Let us now consider a $\mu$-strongly convex and differentiable function $\varphi$ and the associated Bregman divergence $B_\varphi$. If we use this as divergence in (5), the GPGD iteration is

$x_{k+1} \quad\!\! \in\quad\!\! \arg \min_{x\in C} \,\,\left\{ \left\langle x, \nabla f(x_k)\right\rangle + {1\over \alpha_k}B_\varphi(x, x_k)\right\}$

for $\alpha_k>0$. It's straightforward to take the subgradient of the objective and write the FOC for one step:

$0 \quad\!\! \in\quad\!\! \alpha_k\nabla f(x_k) + \nabla \varphi(x_{k+1}) - \nabla \varphi (x_k) + N_C(x_{k+1}),$

$x_{k+1} \quad\!\! \in\quad\!\! (\nabla\varphi + N_C)^{-1} (\nabla \varphi(x_k) - \alpha_k \nabla f(x_k)).$

To complete this, observe that $(\nabla \varphi + N_C) \equiv \partial (\varphi + i_C)$ so that letting $\phi \equiv \varphi + i_C$, and using that for $h\in \Gamma_0$, $(\partial h)^{-1}\equiv\partial h^\star$ (cf. convex analysis part 2), we end up with the mirror descent algorithm.
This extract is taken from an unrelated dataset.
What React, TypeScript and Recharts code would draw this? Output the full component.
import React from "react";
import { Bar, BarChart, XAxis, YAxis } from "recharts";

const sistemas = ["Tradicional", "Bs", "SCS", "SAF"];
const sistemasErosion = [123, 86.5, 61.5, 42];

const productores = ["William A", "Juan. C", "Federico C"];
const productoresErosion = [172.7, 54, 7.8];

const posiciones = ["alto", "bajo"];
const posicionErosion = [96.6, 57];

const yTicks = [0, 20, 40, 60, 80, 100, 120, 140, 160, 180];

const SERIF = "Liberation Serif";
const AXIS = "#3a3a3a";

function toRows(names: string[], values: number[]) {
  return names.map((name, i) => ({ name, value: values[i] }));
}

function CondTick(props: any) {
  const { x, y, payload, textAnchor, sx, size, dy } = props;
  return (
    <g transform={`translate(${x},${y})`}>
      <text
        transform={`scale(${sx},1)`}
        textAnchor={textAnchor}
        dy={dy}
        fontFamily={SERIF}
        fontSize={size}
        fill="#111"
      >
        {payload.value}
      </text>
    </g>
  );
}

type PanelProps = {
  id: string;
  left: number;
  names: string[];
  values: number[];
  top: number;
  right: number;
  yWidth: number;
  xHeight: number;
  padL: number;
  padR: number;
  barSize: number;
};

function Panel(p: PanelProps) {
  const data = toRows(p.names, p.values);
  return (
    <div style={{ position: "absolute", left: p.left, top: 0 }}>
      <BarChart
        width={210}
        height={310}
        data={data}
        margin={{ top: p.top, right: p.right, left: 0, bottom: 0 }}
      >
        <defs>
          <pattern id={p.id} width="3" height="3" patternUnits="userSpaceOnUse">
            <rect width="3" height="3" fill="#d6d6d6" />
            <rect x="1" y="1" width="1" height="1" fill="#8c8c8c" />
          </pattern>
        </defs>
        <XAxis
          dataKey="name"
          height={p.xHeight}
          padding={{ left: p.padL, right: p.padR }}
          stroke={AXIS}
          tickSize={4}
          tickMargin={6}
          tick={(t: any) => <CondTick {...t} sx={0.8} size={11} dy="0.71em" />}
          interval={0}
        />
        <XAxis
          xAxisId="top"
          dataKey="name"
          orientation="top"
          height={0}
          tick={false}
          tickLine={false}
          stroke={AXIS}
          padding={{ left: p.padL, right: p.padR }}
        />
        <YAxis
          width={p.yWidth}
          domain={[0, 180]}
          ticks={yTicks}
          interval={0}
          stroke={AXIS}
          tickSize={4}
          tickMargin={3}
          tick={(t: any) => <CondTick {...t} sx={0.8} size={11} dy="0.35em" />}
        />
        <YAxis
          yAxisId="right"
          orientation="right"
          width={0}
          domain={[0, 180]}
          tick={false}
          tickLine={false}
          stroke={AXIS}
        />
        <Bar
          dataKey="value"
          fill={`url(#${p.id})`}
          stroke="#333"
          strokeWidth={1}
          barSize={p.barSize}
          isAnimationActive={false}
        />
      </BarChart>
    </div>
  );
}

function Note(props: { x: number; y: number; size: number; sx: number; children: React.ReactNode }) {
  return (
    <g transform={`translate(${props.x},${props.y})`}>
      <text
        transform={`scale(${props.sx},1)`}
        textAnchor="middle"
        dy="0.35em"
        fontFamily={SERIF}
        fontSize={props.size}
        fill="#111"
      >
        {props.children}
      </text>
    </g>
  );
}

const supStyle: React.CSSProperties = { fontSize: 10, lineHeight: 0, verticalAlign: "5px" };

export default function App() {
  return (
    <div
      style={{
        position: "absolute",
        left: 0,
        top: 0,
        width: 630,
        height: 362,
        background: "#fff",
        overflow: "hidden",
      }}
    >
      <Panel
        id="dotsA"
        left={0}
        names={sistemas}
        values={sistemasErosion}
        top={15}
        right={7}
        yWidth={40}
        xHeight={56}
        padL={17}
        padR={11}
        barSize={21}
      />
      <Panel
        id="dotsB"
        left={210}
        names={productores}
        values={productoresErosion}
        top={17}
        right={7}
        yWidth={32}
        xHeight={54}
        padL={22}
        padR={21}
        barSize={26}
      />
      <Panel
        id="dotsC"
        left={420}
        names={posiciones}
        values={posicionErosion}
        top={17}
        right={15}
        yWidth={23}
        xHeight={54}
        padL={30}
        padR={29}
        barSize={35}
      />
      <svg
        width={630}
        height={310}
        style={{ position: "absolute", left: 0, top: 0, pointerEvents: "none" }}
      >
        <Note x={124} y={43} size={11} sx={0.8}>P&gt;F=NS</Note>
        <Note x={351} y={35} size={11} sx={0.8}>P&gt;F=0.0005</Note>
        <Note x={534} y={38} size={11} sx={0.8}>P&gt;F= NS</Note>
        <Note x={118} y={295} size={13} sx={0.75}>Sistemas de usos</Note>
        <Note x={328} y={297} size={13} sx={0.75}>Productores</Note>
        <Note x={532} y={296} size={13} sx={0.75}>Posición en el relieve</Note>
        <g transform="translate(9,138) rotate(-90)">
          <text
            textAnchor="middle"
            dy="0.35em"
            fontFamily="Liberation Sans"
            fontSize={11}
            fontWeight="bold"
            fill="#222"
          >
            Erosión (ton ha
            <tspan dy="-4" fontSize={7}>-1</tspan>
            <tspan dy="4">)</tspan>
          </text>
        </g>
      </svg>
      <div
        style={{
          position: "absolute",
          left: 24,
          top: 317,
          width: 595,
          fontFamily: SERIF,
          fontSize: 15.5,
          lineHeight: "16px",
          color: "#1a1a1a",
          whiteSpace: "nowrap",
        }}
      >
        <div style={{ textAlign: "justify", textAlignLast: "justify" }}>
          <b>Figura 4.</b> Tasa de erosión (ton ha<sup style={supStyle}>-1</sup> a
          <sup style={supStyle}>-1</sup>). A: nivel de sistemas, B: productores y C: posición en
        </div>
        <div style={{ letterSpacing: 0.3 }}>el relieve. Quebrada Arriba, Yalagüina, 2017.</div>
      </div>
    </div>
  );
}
The mirror descent algorithm (MDA) is the iteration

$x_{k+1} \quad\!\! =\quad\!\! \nabla\phi^\star (\nabla \varphi(x_k) - \alpha_k\nabla f(x_k))$

where $\phi^\star(y) = \sup_{z\in C}[\left\langle z,y\right\rangle-\varphi(z)]$.

Note that $\phi$ is also strongly convex on $C$ so that it is differentiable which is why we can write $\nabla \phi^\star$ (its gradient is even Lipschitz as we showed in convex analysis part 3).

A final note is that, as for the PGD, the differentiability of $f$ can be relaxed to sub-differentiability without much changes, the iteration is then $x_{k+1}=\nabla\phi^\star(\nabla \varphi(x_k)-\alpha_k f'(x_k))$ with $f'(x_k)\in \partial f(x_k)$.

1. Beck and Teboulle, Mirror descent and nonlinear projected subgradient methods for convex optimization, 2003. – The paper behind the MDA, it also presents a convergence analysis and gives an example of application.

2. Nemirovski, Tutorial: mirror descent algorithms for large-scale deterministic and stochastic convex optimization, 2012. – A deck of slides from a 2012 presentation, covering the MDA as well as applications.